─── Dataset extract
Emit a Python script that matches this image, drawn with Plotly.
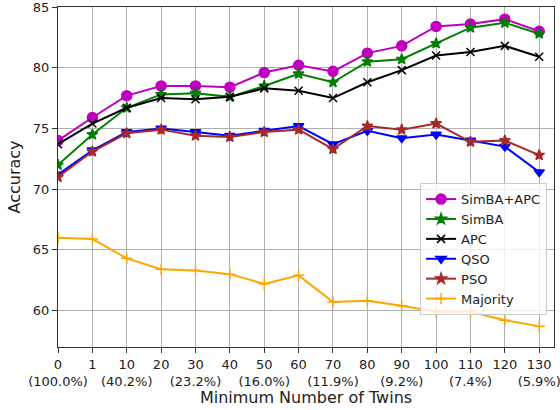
import plotly.graph_objects as go

twins = ["0", "1", "10", "20", "30", "40", "50", "60", "70", "80", "90", "100", "110", "120", "130"]
pct = ["(100.0%)", "", "(40.2%)", "", "(23.2%)", "", "(16.0%)", "", "(11.9%)", "", "(9.2%)", "", "(7.4%)", "", "(5.9%)"]

simba_apc = [74.0, 75.9, 77.7, 78.5, 78.5, 78.4, 79.6, 80.2, 79.7, 81.2, 81.8, 83.4, 83.6, 84.0, 83.0]
simba = [72.0, 74.5, 76.7, 77.8, 77.9, 77.6, 78.5, 79.5, 78.8, 80.5, 80.7, 82.0, 83.3, 83.7, 82.8]
apc = [73.7, 75.4, 76.7, 77.5, 77.4, 77.6, 78.3, 78.1, 77.5, 78.8, 79.8, 81.0, 81.3, 81.8, 80.9]
qso = [71.2, 73.2, 74.7, 75.0, 74.7, 74.4, 74.8, 75.2, 73.7, 74.8, 74.2, 74.5, 74.0, 73.5, 71.4]
pso = [71.0, 73.1, 74.6, 74.9, 74.4, 74.3, 74.7, 74.9, 73.3, 75.2, 74.9, 75.4, 73.9, 74.0, 72.8]
majority = [66.0, 65.9, 64.3, 63.4, 63.3, 63.0, 62.2, 62.9, 60.7, 60.8, 60.4, 59.9, 59.9, 59.2, 58.7]

idx = list(range(len(twins)))
ticktext = [t + ("<br>" + p if p else "") for t, p in zip(twins, pct)]

series = [
    ("SimBA+APC", simba_apc, "#bf00bf", "circle", 10),
    ("SimBA", simba, "#008000", "star", 8),
    ("APC", apc, "#000000", "x-thin", 8),
    ("QSO", qso, "#0000ff", "triangle-down", 9),
    ("PSO", pso, "#a52a2a", "star", 8),
    ("Majority", majority, "#ffa500", "cross-thin", 8),
]

fig = go.Figure()
for name, vals, col, sym, sz in series:
    fig.add_trace(go.Scatter(
        x=idx, y=vals, name=name, mode="lines+markers",
        line=dict(color=col, width=2),
        marker=dict(symbol=sym, size=sz, color=col, line=dict(color=col, width=1.5)),
    ))

axis_common = dict(
    showline=True, linecolor="#333333", linewidth=1, mirror=True,
    showgrid=True, gridcolor="#b0b0b0", gridwidth=1,
    ticks="outside", ticklen=5, tickcolor="#333333",
    tickfont=dict(size=13, color="#222222"), zeroline=False,
    automargin=False, ticklabeloverflow="allow",
)

fig.update_layout(
    width=560, height=410,
    margin=dict(l=58, r=6, t=7, b=63),
    paper_bgcolor="white", plot_bgcolor="white",
    font=dict(family="DejaVu Sans", color="#222222"),
    xaxis=dict(range=[0, 14.43], tickvals=idx, ticktext=ticktext, tickangle=0,
               title=dict(text="Minimum Number of Twins", font=dict(size=16), standoff=4),
               **axis_common),
    yaxis=dict(range=[57, 85], tickvals=[60, 65, 70, 75, 80, 85],
               title=dict(text="Accuracy", font=dict(size=16), standoff=8),
               **axis_common),
    legend=dict(x=0.73, y=0.482, xanchor="left", yanchor="top",
                bgcolor="rgba(255,255,255,0.8)", bordercolor="#cccccc", borderwidth=1,
                font=dict(size=13), tracegroupgap=0),
    showlegend=True,
)

fig.write_html("out.html", config={"displayModeBar": False},
               post_script="document.body.style.margin='0';")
──────
| Directions for this task |
Copy every line of the data exactly as written, excluding the pictures.

| Final result |
Emit a Python script that matches this image, drawn with Plotly.
import plotly.graph_objects as go

twins = ["0", "1", "10", "20", "30", "40", "50", "60", "70", "80", "90", "100", "110", "120", "130"]
pct = ["(100.0%)", "", "(40.2%)", "", "(23.2%)", "", "(16.0%)", "", "(11.9%)", "", "(9.2%)", "", "(7.4%)", "", "(5.9%)"]

simba_apc = [74.0, 75.9, 77.7, 78.5, 78.5, 78.4, 79.6, 80.2, 79.7, 81.2, 81.8, 83.4, 83.6, 84.0, 83.0]
simba = [72.0, 74.5, 76.7, 77.8, 77.9, 77.6, 78.5, 79.5, 78.8, 80.5, 80.7, 82.0, 83.3, 83.7, 82.8]
apc = [73.7, 75.4, 76.7, 77.5, 77.4, 77.6, 78.3, 78.1, 77.5, 78.8, 79.8, 81.0, 81.3, 81.8, 80.9]
qso = [71.2, 73.2, 74.7, 75.0, 74.7, 74.4, 74.8, 75.2, 73.7, 74.8, 74.2, 74.5, 74.0, 73.5, 71.4]
pso = [71.0, 73.1, 74.6, 74.9, 74.4, 74.3, 74.7, 74.9, 73.3, 75.2, 74.9, 75.4, 73.9, 74.0, 72.8]
majority = [66.0, 65.9, 64.3, 63.4, 63.3, 63.0, 62.2, 62.9, 60.7, 60.8, 60.4, 59.9, 59.9, 59.2, 58.7]

idx = list(range(len(twins)))
ticktext = [t + ("<br>" + p if p else "") for t, p in zip(twins, pct)]

series = [
    ("SimBA+APC", simba_apc, "#bf00bf", "circle", 10),
    ("SimBA", simba, "#008000", "star", 8),
    ("APC", apc, "#000000", "x-thin", 8),
    ("QSO", qso, "#0000ff", "triangle-down", 9),
    ("PSO", pso, "#a52a2a", "star", 8),
    ("Majority", majority, "#ffa500", "cross-thin", 8),
]

fig = go.Figure()
for name, vals, col, sym, sz in series:
    fig.add_trace(go.Scatter(
        x=idx, y=vals, name=name, mode="lines+markers",
        line=dict(color=col, width=2),
        marker=dict(symbol=sym, size=sz, color=col, line=dict(color=col, width=1.5)),
    ))

axis_common = dict(
    showline=True, linecolor="#333333", linewidth=1, mirror=True,
    showgrid=True, gridcolor="#b0b0b0", gridwidth=1,
    ticks="outside", ticklen=5, tickcolor="#333333",
    tickfont=dict(size=13, color="#222222"), zeroline=False,
    automargin=False, ticklabeloverflow="allow",
)

fig.update_layout(
    width=560, height=410,
    margin=dict(l=58, r=6, t=7, b=63),
    paper_bgcolor="white", plot_bgcolor="white",
    font=dict(family="DejaVu Sans", color="#222222"),
    xaxis=dict(range=[0, 14.43], tickvals=idx, ticktext=ticktext, tickangle=0,
               title=dict(text="Minimum Number of Twins", font=dict(size=16), standoff=4),
               **axis_common),
    yaxis=dict(range=[57, 85], tickvals=[60, 65, 70, 75, 80, 85],
               title=dict(text="Accuracy", font=dict(size=16), standoff=8),
               **axis_common),
    legend=dict(x=0.73, y=0.482, xanchor="left", yanchor="top",
                bgcolor="rgba(255,255,255,0.8)", bordercolor="#cccccc", borderwidth=1,
                font=dict(size=13), tracegroupgap=0),
    showlegend=True,
)

fig.write_html("out.html", config={"displayModeBar": False},
               post_script="document.body.style.margin='0';")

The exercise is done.